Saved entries
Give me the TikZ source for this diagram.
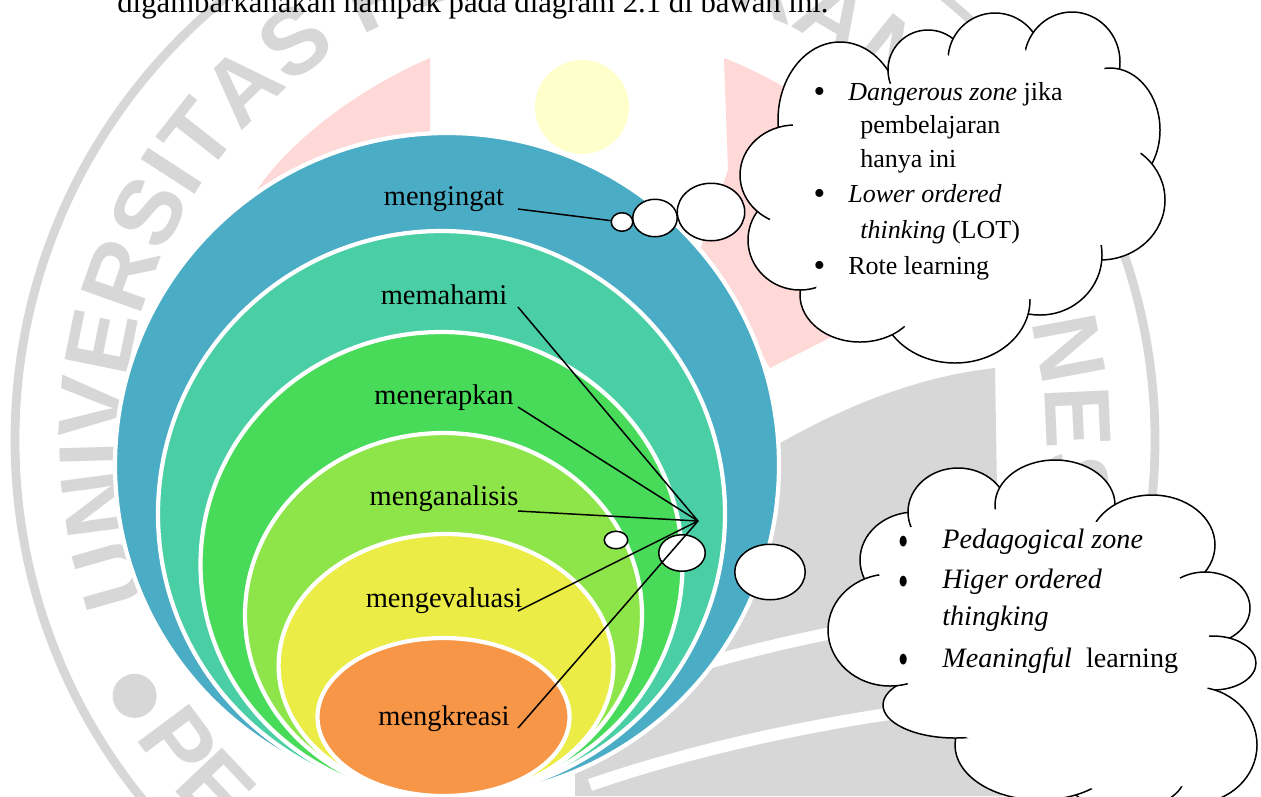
\documentclass[tikz,border=0pt]{standalone}
\usepackage{fontspec}
\setmainfont{Liberation Serif}
\newfontfamily\sealfont{Liberation Sans}
\usetikzlibrary{shapes.geometric,decorations.text}
\definecolor{lvlone}{HTML}{4BACC6}
\definecolor{lvltwo}{HTML}{4ACFA5}
\definecolor{lvlthree}{HTML}{48DB5A}
\definecolor{lvlfour}{HTML}{8EE54A}
\definecolor{lvlfive}{HTML}{ECEC46}
\definecolor{lvlsix}{HTML}{F79646}
\definecolor{sealgray}{HTML}{D7D7D7}
\definecolor{sealpink}{HTML}{FFD8D8}
\definecolor{sealyellow}{HTML}{FFFFCC}
\newcommand{\dotA}{\llap{\raisebox{-0.04cm}{\fontsize{19}{19}\selectfont\textbullet}\hspace{0.46cm}}}
\newcommand{\dotB}{\llap{\raisebox{-0.15cm}{\scalebox{1.05}[1.6]{\textbullet}}\hspace{0.68cm}}}

\begin{document}
\begin{tikzpicture}[x=0.02cm, y=-0.02cm,
  level/.style={draw=white, line width=2.4pt},
  lbl/.style={anchor=base, inner sep=0pt, font=\fontsize{16.2}{19}\selectfont},
  item/.style={anchor=base west, inner sep=0pt, font=\fontsize{14.8}{17}\selectfont},
  itemb/.style={anchor=base west, inner sep=0pt, font=\fontsize{16}{19}\selectfont},
  bub/.style={ellipse, draw, fill=white, line width=0.85pt, inner sep=0pt},
  puff/.style={draw, fill=white, line width=0.85pt},
  ln/.style={line width=0.85pt}
]
\useasboundingbox (0,0) rectangle (1261,796);

% seal behind the figure
\draw[sealgray, line width=5pt] (585,440) circle [radius=570];
\path[decorate, decoration={text along path, text color=sealgray,
    text={|\sealfont\bfseries\fontsize{53}{53}\selectfont|UNIVERSITAS PENDIDIKAN INDONESIA}}]
  (585,440) ++(-200:461) arc [start angle=-200, end angle=25, radius=461];
\path[decorate, decoration={text along path, text color=sealgray,
    text={|\sealfont\bfseries\fontsize{53}{53}\selectfont|PE}}]
  (585,440) ++(146.6:539) arc [start angle=146.6, end angle=115, radius=539];
\fill[sealgray] (585,440) ++(-209.6:518) circle [radius=22];
\fill[sealpink] (430,58) .. controls (360,88) and (290,140) .. (257,190) -- (300,400) -- (430,400) -- cycle;
\fill[sealpink] (724,58) .. controls (800,88) and (870,140) .. (900,200) -- (905,300)
  -- (770,368) -- (700,250) -- (728,170) -- cycle;
\fill[sealyellow] (582,107) circle [radius=47];
\fill[sealgray] (760,455) .. controls (850,400) and (930,375) .. (995,368) -- (1002,796)
  -- (575,796) -- (575,700) -- cycle;
\draw[white, line width=7pt] (600,700) .. controls (720,650) and (880,620) .. (1010,605);
\draw[white, line width=7pt] (590,785) .. controls (720,740) and (880,710) .. (1010,700);

\node[anchor=base west, inner sep=0pt, font=\fontsize{17.5}{20}\selectfont] (intro) at (117,12)
  {digambarkanakan nampak pada diagram 2.1 di bawah ini.};

% nested levels
\draw[level, fill=lvlone]   (447,465)   ellipse [x radius=332,   y radius=332];
\draw[level, fill=lvltwo]   (441.5,514) ellipse [x radius=283.5, y radius=283];
\draw[level, fill=lvlthree] (441.5,564.5) ellipse [x radius=241, y radius=232.5];
\draw[level, fill=lvlfour]  (443.5,615) ellipse [x radius=198.5, y radius=182];
\draw[level, fill=lvlfive]  (446,665.5) ellipse [x radius=167.4, y radius=131.5];
\draw[level, fill=lvlsix]   (443.5,717) ellipse [x radius=126,   y radius=79];

\node[lbl] (ingat)    at (444,205) {mengingat};
\node[lbl] (paham)    at (444,304) {memahami};
\node[lbl] (terap)    at (444,404) {menerapkan};
\node[lbl] (analisis) at (444,505) {menganalisis};
\node[lbl] (evaluasi) at (444,607) {mengevaluasi};
\node[lbl] (kreasi)   at (444,725) {mengkreasi};

\coordinate (ingat-e)    at (518,209);
\coordinate (paham-e)    at (518,307);
\coordinate (terap-e)    at (518,407);
\coordinate (analisis-e) at (518,511);
\coordinate (evaluasi-e) at (518,611);
\coordinate (kreasi-e)   at (518,728);
\coordinate (hub) at (698,521);

% upper cloud
\foreach \cx/\cy/\rx/\ry in {840/120/62/78, 928/70/40/40, 995/60/47/47, 1072/62/48/50,
    1110/130/50/62, 1100/200/65/60, 1040/255/62/60, 955/300/75/63, 860/295/60/47,
    800/240/52/50, 795/175/55/50}
  \draw[puff] (\cx,\cy) ellipse [x radius=\rx, y radius=\ry];
\foreach \cx/\cy/\rx/\ry [evaluate=\rx as \sx using \rx-15, evaluate=\ry as \sy using \ry-15]
    in {840/120/62/78, 928/70/40/40, 995/60/47/47, 1072/62/48/50,
    1110/130/50/62, 1100/200/65/60, 1040/255/62/60, 955/300/75/63, 860/295/60/47,
    800/240/52/50, 795/175/55/50}
  \fill[white] (\cx,\cy) ellipse [x radius=\sx, y radius=\sy];
\fill[white] (840,120) -- (928,70) -- (995,60) -- (1072,62) -- (1110,130) -- (1100,200)
  -- (1040,255) -- (955,300) -- (860,295) -- (800,240) -- (795,175) -- cycle;
\fill[white] (955,185) ellipse [x radius=150, y radius=112];

\node[item] (bahaya1) at (848,100) {\dotA\textit{Dangerous zone} jika};
\node[item] (bahaya2) at (860,133.5) {pembelajaran};
\node[item] (bahaya3) at (860,167) {hanya ini};
\node[item] (lot1)    at (848,202.5) {\dotA\textit{Lower ordered}};
\node[item] (lot2)    at (860,238) {\textit{thinking} (LOT)};
\node[item] (rote)    at (848,274) {\dotA Rote learning};

% lower cloud
\foreach \cx/\cy/\rx/\ry in {915/560/55/48, 958/512/50/44, 1055/505/60/45, 1152/545/63/50,
    1205/608/45/36, 1213/663/43/27, 1195/745/62/58, 1125/775/60/35, 1040/745/85/55,
    955/705/72/33, 890/630/62/56}
  \draw[puff] (\cx,\cy) ellipse [x radius=\rx, y radius=\ry];
\foreach \cx/\cy/\rx/\ry [evaluate=\rx as \sx using \rx-15, evaluate=\ry as \sy using \ry-15]
    in {915/560/55/48, 958/512/50/44, 1055/505/60/45, 1152/545/63/50,
    1205/608/45/36, 1213/663/43/27, 1195/745/62/58, 1125/775/60/35, 1040/745/85/55,
    955/705/72/33, 890/630/62/56}
  \fill[white] (\cx,\cy) ellipse [x radius=\sx, y radius=\sy];
\fill[white] (915,560) -- (958,512) -- (1055,505) -- (1152,545) -- (1205,608) -- (1213,663)
  -- (1195,745) -- (1125,775) -- (1040,745) -- (955,705) -- (890,630) -- cycle;
\fill[white] (1045,635) ellipse [x radius=150, y radius=120];

\node[itemb] (pedagogi) at (942,548.5) {\dotB\textit{Pedagogical zone}};
\node[itemb] (hot1)     at (942,588.5) {\dotB\textit{Higer ordered}};
\node[itemb] (hot2)     at (942,625)   {\textit{thingking}};
\node[itemb] (bermakna) at (942,667)   {\dotB\textit{Meaningful}\ \ learning};

% thought bubbles
\node[bub, minimum width=1.35cm, minimum height=1.15cm] (tb3) at (711,212) {};
\node[bub, minimum width=0.89cm, minimum height=0.75cm] (tb2) at (655,218) {};
\node[bub, minimum width=0.43cm, minimum height=0.37cm] (tb1) at (622,222) {};
\node[bub, minimum width=1.41cm, minimum height=1.11cm] (lb3) at (770,572) {};
\node[bub, minimum width=0.93cm, minimum height=0.73cm] (lb2) at (682,553) {};
\node[bub, minimum width=0.47cm, minimum height=0.35cm] (lb1) at (616,540) {};

\draw[ln] (ingat-e) -- (tb1);
\draw[ln] (paham-e) -- (hub);
\draw[ln] (terap-e) -- (hub);
\draw[ln] (analisis-e) -- (hub);
\draw[ln] (evaluasi-e) -- (hub);
\draw[ln] (kreasi-e) -- (hub);
\end{tikzpicture}
\end{document}
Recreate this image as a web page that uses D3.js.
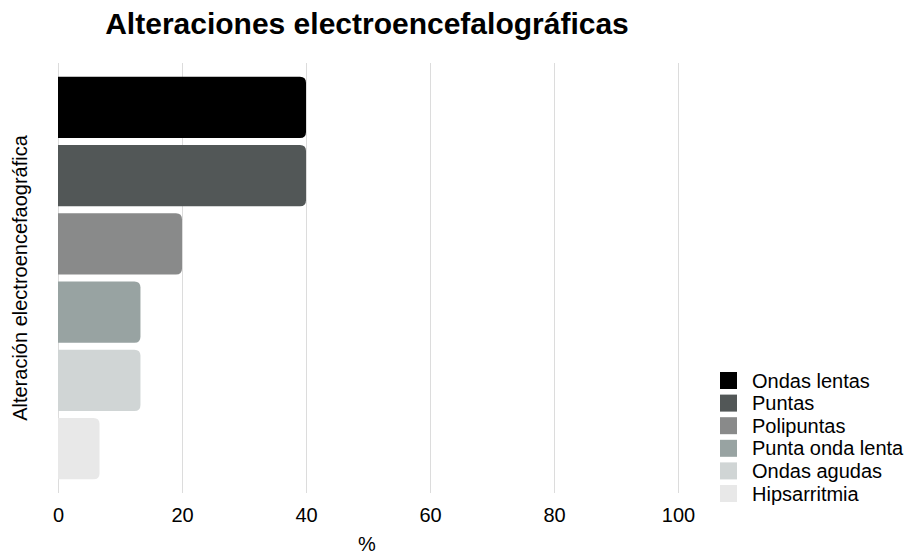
<!DOCTYPE html>
<html>
<head>
<meta charset="utf-8">
<script src="https://cdn.jsdelivr.net/npm/d3@7"></script>
<style>
  html, body { margin: 0; padding: 0; background: #fff; }
  svg { display: block; font-family: "Liberation Sans", Arial, Helvetica, sans-serif; }
</style>
</head>
<body>
<svg id="chart" width="911" height="556"></svg>
<script>
// EEG alteration categories and their share (%)
const categories = ["Ondas lentas", "Puntas", "Polipuntas", "Punta onda lenta", "Ondas agudas", "Hipsarritmia"];
const values = [40, 40, 20, 13.3, 13.3, 6.7];
const colors = ["#000000", "#525757", "#898a8a", "#98a3a2", "#d0d5d5", "#e8e8e8"];
const xTicks = [0, 20, 40, 60, 80, 100];

const svg = d3.select("#chart");
const plot = { left: 58, right: 678, top: 63, bottom: 493 };

const x = d3.scaleLinear().domain([0, 100]).range([plot.left, plot.right]);
const y = d3.scaleBand().domain(categories).range([plot.top, plot.bottom])
  .paddingInner(0.1).paddingOuter(0.2);

// Title
svg.append("text")
  .attr("x", 367).attr("y", 34)
  .attr("text-anchor", "middle")
  .attr("font-size", 30).attr("font-weight", "bold")
  .attr("fill", "#000")
  .text("Alteraciones electroencefalográficas");

// Vertical gridlines
svg.append("g").selectAll("line").data(xTicks).join("line")
  .attr("x1", d => x(d)).attr("x2", d => x(d))
  .attr("y1", plot.top).attr("y2", plot.bottom)
  .attr("stroke", "#dcdcdc").attr("stroke-width", 1)
  .attr("shape-rendering", "crispEdges");

// Bars with rounded right end
const r = 6;
function barPath(d, i) {
  const x0 = x(0), x1 = x(d), y0 = y(categories[i]), h = y.bandwidth();
  const rr = Math.min(r, (x1 - x0) / 2, h / 2);
  return `M${x0},${y0}H${x1 - rr}Q${x1},${y0} ${x1},${y0 + rr}` +
         `V${y0 + h - rr}Q${x1},${y0 + h} ${x1 - rr},${y0 + h}H${x0}Z`;
}
svg.append("g").selectAll("path").data(values).join("path")
  .attr("d", (d, i) => barPath(d, i))
  .attr("fill", (d, i) => colors[i]);

// X axis tick labels
const xAxis = d3.axisBottom(x).tickValues(xTicks).tickSize(0).tickPadding(0).tickFormat(d3.format("d"));
const gx = svg.append("g").attr("transform", `translate(0,${plot.bottom})`).call(xAxis);
gx.select(".domain").remove();
gx.selectAll("text")
  .attr("font-family", "\"Liberation Sans\", Arial, Helvetica, sans-serif")
  .attr("font-size", 20).attr("fill", "#000")
  .attr("dy", 0).attr("y", 29);

// Axis titles
svg.append("text")
  .attr("x", 367).attr("y", 551)
  .attr("text-anchor", "middle")
  .attr("font-size", 20).attr("fill", "#000")
  .text("%");

svg.append("text")
  .attr("transform", "translate(27,278) rotate(-90)")
  .attr("text-anchor", "middle")
  .attr("font-size", 20).attr("fill", "#000")
  .text("Alteración electroencefaográfica");

// Legend
const legend = svg.append("g").attr("transform", "translate(720,372)");
const rowH = 22.6;
const items = legend.selectAll("g").data(categories).join("g")
  .attr("transform", (d, i) => `translate(0,${i * rowH})`);
items.append("rect")
  .attr("width", 17).attr("height", 17)
  .attr("fill", (d, i) => colors[i]);
items.append("text")
  .attr("x", 32).attr("y", 15.5)
  .attr("font-size", 20).attr("fill", "#000")
  .text(d => d);
</script>
</body>
</html>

Do this. Skip the pictures, please, and transcribe only the lines from the beginning of the material through the one that contains "(0,0) rectangle (1261,796);".

Answer to the exercise.
Give me the TikZ source for this diagram.
\documentclass[tikz,border=0pt]{standalone}
\usepackage{fontspec}
\setmainfont{Liberation Serif}
\newfontfamily\sealfont{Liberation Sans}
\usetikzlibrary{shapes.geometric,decorations.text}
\definecolor{lvlone}{HTML}{4BACC6}
\definecolor{lvltwo}{HTML}{4ACFA5}
\definecolor{lvlthree}{HTML}{48DB5A}
\definecolor{lvlfour}{HTML}{8EE54A}
\definecolor{lvlfive}{HTML}{ECEC46}
\definecolor{lvlsix}{HTML}{F79646}
\definecolor{sealgray}{HTML}{D7D7D7}
\definecolor{sealpink}{HTML}{FFD8D8}
\definecolor{sealyellow}{HTML}{FFFFCC}
\newcommand{\dotA}{\llap{\raisebox{-0.04cm}{\fontsize{19}{19}\selectfont\textbullet}\hspace{0.46cm}}}
\newcommand{\dotB}{\llap{\raisebox{-0.15cm}{\scalebox{1.05}[1.6]{\textbullet}}\hspace{0.68cm}}}

\begin{document}
\begin{tikzpicture}[x=0.02cm, y=-0.02cm,
  level/.style={draw=white, line width=2.4pt},
  lbl/.style={anchor=base, inner sep=0pt, font=\fontsize{16.2}{19}\selectfont},
  item/.style={anchor=base west, inner sep=0pt, font=\fontsize{14.8}{17}\selectfont},
  itemb/.style={anchor=base west, inner sep=0pt, font=\fontsize{16}{19}\selectfont},
  bub/.style={ellipse, draw, fill=white, line width=0.85pt, inner sep=0pt},
  puff/.style={draw, fill=white, line width=0.85pt},
  ln/.style={line width=0.85pt}
]
\useasboundingbox (0,0) rectangle (1261,796);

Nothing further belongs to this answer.